Speaker:  Andy Tinkham

Title: How Picky Do You Need To Be As A Tester?

Audience level: Intermediate to Expert

Time:

Location:

3:15 - 3:30 PM - Registration
3:30 - 5:00 PM - General Meeting
Clarion Hotel
8151 Bridge Rd
Bloomington MN 55437-1133

map


ABOUT THE SPEAKER AND PRESENTATION:

Abstract:

Software testing is a dynamic activity. The types of bugs and degree of pickiness required of testers vary as conditions on the project vary. How do testers know how picky they should be at any given point on their project?
This presentation explores this question by looking to the field of human performance, drawing upon Signal Detection Theory to build a model which testers can then apply to their own projects.

Bio:

Andy Tinkham is currently a graduate student at the Florida Institute of Technology, studying in Cem Kaner's lab.
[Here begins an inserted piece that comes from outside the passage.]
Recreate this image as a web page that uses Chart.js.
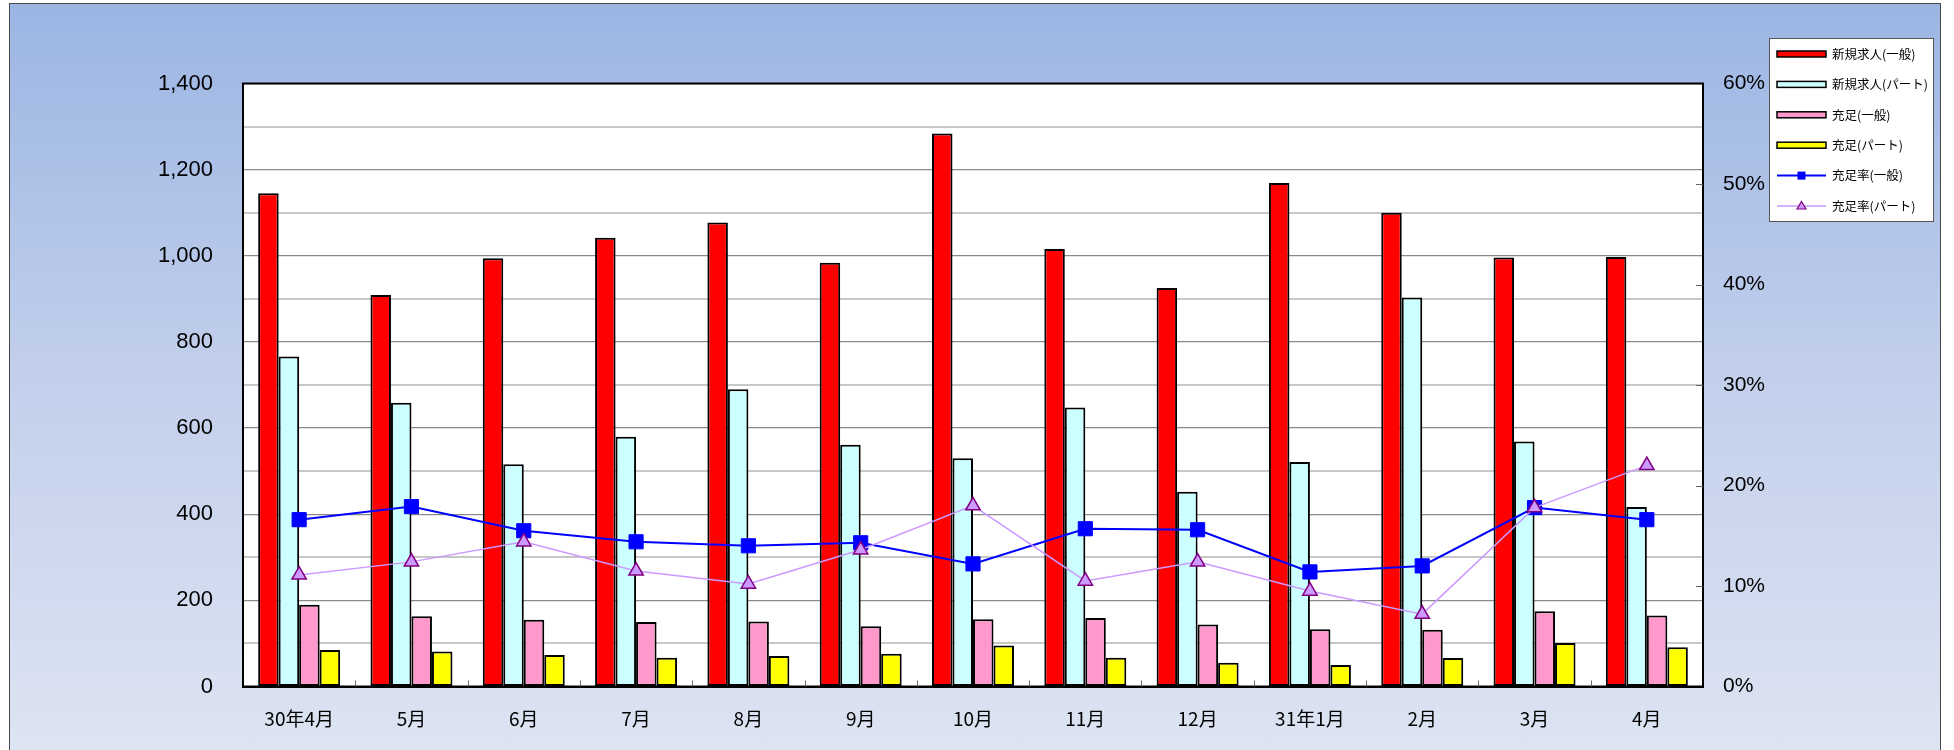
<!DOCTYPE html>
<html>
<head>
<meta charset="utf-8">
<script src="https://cdn.jsdelivr.net/npm/chart.js@4.4.1/dist/chart.umd.min.js"></script>
<style>
  html, body { margin: 0; padding: 0; background: #ffffff; }
  #wrap { position: relative; width: 1954px; height: 750px; overflow: hidden; }
  #bg { position: absolute; left: 9px; top: 3px; width: 1930px; height: 800px;
        border: 1px solid #4a4a4a;
        background: linear-gradient(to bottom, #9bb5e3 0px, #c3d0ec 380px, #dde4f2 750px); }
  #c { position: absolute; left: 0; top: 0; }
</style>
</head>
<body>
<div id="wrap">
  <div id="bg"></div>
  <canvas id="c" width="1954" height="750"></canvas>
</div>
<script>
// ---- data ----
const categories = ['30年4月','5月','6月','7月','8月','9月','10月','11月','12月','31年1月','2月','3月','4月'];
const newGeneral   = [1145, 909, 994, 1042, 1077, 984, 1284, 1016, 925, 1169, 1100, 996, 997];
const newPart      = [766, 659, 516, 580, 690, 561, 530, 648, 452, 521, 903, 569, 417];
const filledGeneral = [190, 163, 155, 150, 151, 140, 156, 159, 144, 133, 132, 175, 165];
const filledPart    = [85, 81, 73, 67, 71, 76, 95, 67, 55, 50, 66, 101, 91];
const rateGeneral   = [16.6, 17.9, 15.5, 14.4, 14.0, 14.3, 12.2, 15.7, 15.6, 11.4, 12.0, 17.8, 16.6];
const ratePart      = [11.1, 12.4, 14.4, 11.5, 10.2, 13.6, 18.0, 10.5, 12.4, 9.5, 7.2, 17.8, 22.0];
const seriesNames = ['新規求人(一般)','新規求人(パート)','充足(一般)','充足(パート)','充足率(一般)','充足率(パート)'];

const plotBg = {
  id: 'plotBg',
  beforeDraw(chart) {
    const {ctx, chartArea: a} = chart;
    ctx.save();
    ctx.fillStyle = '#ffffff';
    ctx.fillRect(a.left, a.top, a.right - a.left, a.bottom - a.top);
    ctx.restore();
  }
};

const frameAndTicks = {
  id: 'frameAndTicks',
  afterDraw(chart) {
    const {ctx, chartArea: a} = chart;
    ctx.save();
    ctx.strokeStyle = '#000';
    ctx.lineWidth = 2;
    ctx.strokeRect(a.left, a.top, a.right - a.left, a.bottom - a.top);
    const xs = chart.scales.x;
    ctx.strokeStyle = '#666';
    ctx.lineWidth = 1;
    for (let i = 1; i < categories.length; i++) {
      const px = (xs.getPixelForValue(i - 1) + xs.getPixelForValue(i)) / 2;
      ctx.beginPath();
      ctx.moveTo(Math.round(px) + 0.5, a.bottom);
      ctx.lineTo(Math.round(px) + 0.5, a.bottom - 6);
      ctx.stroke();
    }
    const ys = chart.scales.y2;
    for (let v = 10; v < 60; v += 10) {
      const py = ys.getPixelForValue(v);
      ctx.beginPath();
      ctx.moveTo(a.right, Math.round(py) + 0.5);
      ctx.lineTo(a.right - 7, Math.round(py) + 0.5);
      ctx.stroke();
    }
    ctx.restore();
  }
};

const customLegend = {
  id: 'customLegend',
  afterDraw(chart) {
    const ctx = chart.ctx;
    const bx = 1769, by = 38, bw = 164, bh = 183;
    ctx.save();
    ctx.fillStyle = '#ffffff';
    ctx.fillRect(bx, by, bw, bh);
    ctx.strokeStyle = '#555';
    ctx.lineWidth = 1;
    ctx.strokeRect(bx + 0.5, by + 0.5, bw, bh);
    ctx.font = '12.5px "Noto Sans CJK JP"';
    ctx.textBaseline = 'middle';
    chart.data.datasets.forEach((ds, i) => {
      const y = 54 + i * 30.4;
      const x0 = 1777, x1 = 1826;
      if (ds.type === 'bar') {
        ctx.fillStyle = ds.backgroundColor;
        ctx.fillRect(x0, y - 3, x1 - x0, 6);
        ctx.strokeStyle = '#000';
        ctx.lineWidth = 1.5;
        ctx.strokeRect(x0, y - 3, x1 - x0, 6);
      } else {
        ctx.strokeStyle = ds.borderColor;
        ctx.lineWidth = ds.borderWidth;
        ctx.beginPath();
        ctx.moveTo(x0, y); ctx.lineTo(x1, y); ctx.stroke();
        ctx.fillStyle = ds.pointBackgroundColor;
        ctx.strokeStyle = ds.pointBorderColor;
        ctx.lineWidth = 1.2;
        const cx = (x0 + x1) / 2;
        if (ds.pointStyle === 'rect') {
          ctx.fillRect(cx - 4, y - 4, 8, 8);
        } else {
          ctx.beginPath();
          ctx.moveTo(cx, y - 4.5); ctx.lineTo(cx + 4.5, y + 3); ctx.lineTo(cx - 4.5, y + 3);
          ctx.closePath(); ctx.fill(); ctx.stroke();
        }
      }
      ctx.fillStyle = '#000';
      ctx.fillText(ds.label, 1832, y);
    });
    ctx.restore();
  }
};

const barCommon = { type: 'bar', yAxisID: 'y', borderColor: '#000000', borderWidth: 2,
  borderSkipped: false, categoryPercentage: 0.73, barPercentage: 1.0, order: 2 };

new Chart(document.getElementById('c'), {
  data: {
    labels: categories,
    datasets: [
      Object.assign({}, barCommon, { label: seriesNames[0], data: newGeneral, backgroundColor: '#ff0000' }),
      Object.assign({}, barCommon, { label: seriesNames[1], data: newPart, backgroundColor: '#ccffff' }),
      Object.assign({}, barCommon, { label: seriesNames[2], data: filledGeneral, backgroundColor: '#ff99cc' }),
      Object.assign({}, barCommon, { label: seriesNames[3], data: filledPart, backgroundColor: '#ffff00' }),
      { type: 'line', label: seriesNames[4], data: rateGeneral, yAxisID: 'y2', order: 1,
        borderColor: '#0000ff', borderWidth: 2, pointStyle: 'rect', pointRadius: 10,
        pointBackgroundColor: '#0000ff', pointBorderColor: '#0000ff', pointBorderWidth: 1, tension: 0 },
      { type: 'line', label: seriesNames[5], data: ratePart, yAxisID: 'y2', order: 0,
        borderColor: '#cc99ff', borderWidth: 1.5, pointStyle: 'triangle', pointRadius: 8.3,
        pointBackgroundColor: '#cc99ff', pointBorderColor: '#800080', pointBorderWidth: 1.5, tension: 0 }
    ]
  },
  options: {
    responsive: false,
    animation: false,
    devicePixelRatio: 1,
    layout: { padding: { top: 83.5, left: 0, right: 0, bottom: 0 } },
    plugins: { legend: { display: false }, tooltip: { enabled: false }, title: { display: false } },
    scales: {
      x: {
        offset: true,
        grid: { display: false },
        border: { display: true, color: '#000', width: 2 },
        ticks: { color: '#000', padding: 13, maxRotation: 0, autoSkip: false,
                 font: { family: '"Noto Sans CJK JP"', size: 19 } },
        afterFit(s) { s.height = 63.5; }
      },
      y: {
        position: 'left', min: 0, max: 1400,
        ticks: { stepSize: 100, padding: 30, color: '#000',
                 font: { family: '"Liberation Sans", Arial', size: 22 },
                 callback: v => (v % 200 === 0 ? v.toLocaleString('en-US') : '') },
        grid: { drawTicks: false,
                color: c => (c.tick && c.tick.value % 200 === 0 ? '#8a8a8a' : '#c8c8c8'),
                lineWidth: c => (c.tick && c.tick.value % 200 === 0 ? 1.2 : 2) },
        border: { display: true, color: '#000', width: 2 },
        afterFit(s) { s.width = 243; }
      },
      y2: {
        position: 'right', min: 0, max: 60,
        ticks: { stepSize: 10, padding: 20, color: '#000',
                 font: { family: '"Liberation Sans", Arial', size: 21 },
                 callback: v => v + '%' },
        grid: { drawOnChartArea: false, drawTicks: false },
        border: { display: true, color: '#000', width: 2 },
        afterFit(s) { s.width = 251; }
      }
    }
  },
  plugins: [plotBg, frameAndTicks, customLegend]
});
</script>
</body>
</html>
The mission of the lab is to take each of the eleven paradigms of testing identified by Cem Kaner and James Bach (regression, functional, stress, exploratory, high volume automation, domain, risk-based, document-based, scenario-based, user, and state-model based testing) and determine what skills are required to do each one correctly.  We then take these skills and determine how to train people in the skills they need. Andy worked as a software tester in the Twin Cities for 7 years prior to his going back to school and is a Certified Software Quality Analyst and Certified Software Test Engineer.